Someone else said "assertation" for "assertion" and I'm happy to report that "assertation" does not appear in dict.org.
My high school Spanish teacher, who also taught English, pointed out faulty subject-verb agreement in PO 80:
This jargon as well as "pluck yew" contain a difficult "consonant cluster" which was found to be rather awkward to pronounce.
I copied this whole "pluck yew" Internet story, which a friend sent, and made a couple of corrections, but missed this one. "As well as" is not a conjunction, it is not the equivalent of "and," and therefore in this sentence it is not adding another number to the singular subject. Thus the verb should be "contains." To clarify the reading of this sentence, commas should be added after "jargon" and before "which."
When Ellen mentioned an error, I thought she was referring to this sentence:
It's the treatments that are customized (i.e. tailor-made), not your needs.
Here, the singular verb (is) seems not to agree with the plural predicate nominative (treatments), although it seems like a natural construction to me.

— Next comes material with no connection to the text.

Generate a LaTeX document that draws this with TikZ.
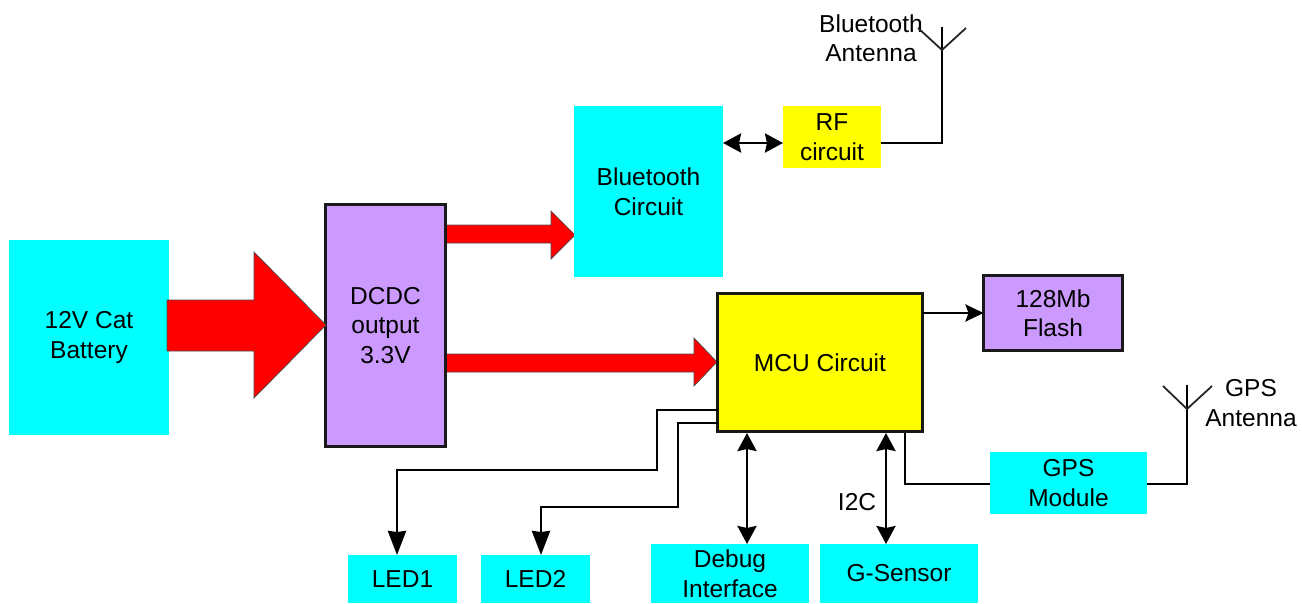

Most discussions of "it is" problems have to do with whether one should say "It is she" or "It is her," not with the plural. But in Merriam-Webster's Dictionary of English Usage, I find this:
Constructions in which it is is followed by . . . a plural were troubling to 18th-century commentators, beginning at least as early as Samuel Johnson's Dictionary (1755). . . . What troubles them the most seems to be the occurrence of the constructions in writers like Shakespeare, Dryden, Pope, and Prior.Let us sort things out a bit. With plurals the problem was never specified. . . . Modern usage consistently goes right along with Shakespeare and Pope, and no modern critic sees a problem here:
'Tis these that early taint the female soul ~ Alexander Pope (in Johnson and in Campbell)
It is they who argue for military intervention ~ Arthur M. Schlesinger, Jr., Harper's, March 1969It takes is, and the later verb agrees with the plural referent of its subject.
Not a totally satisfying discussion, and I don't know what's meant by "later verb," but I'm thinking this is a necessary construction. Imagine a scenario ~ yeah, in a movie ~ where somebody spots the posse and shouts, "It's them!" No English speaker would ever say, "They are them!" (or to be even more grammatically precise, "They are they!") No. Can't be done.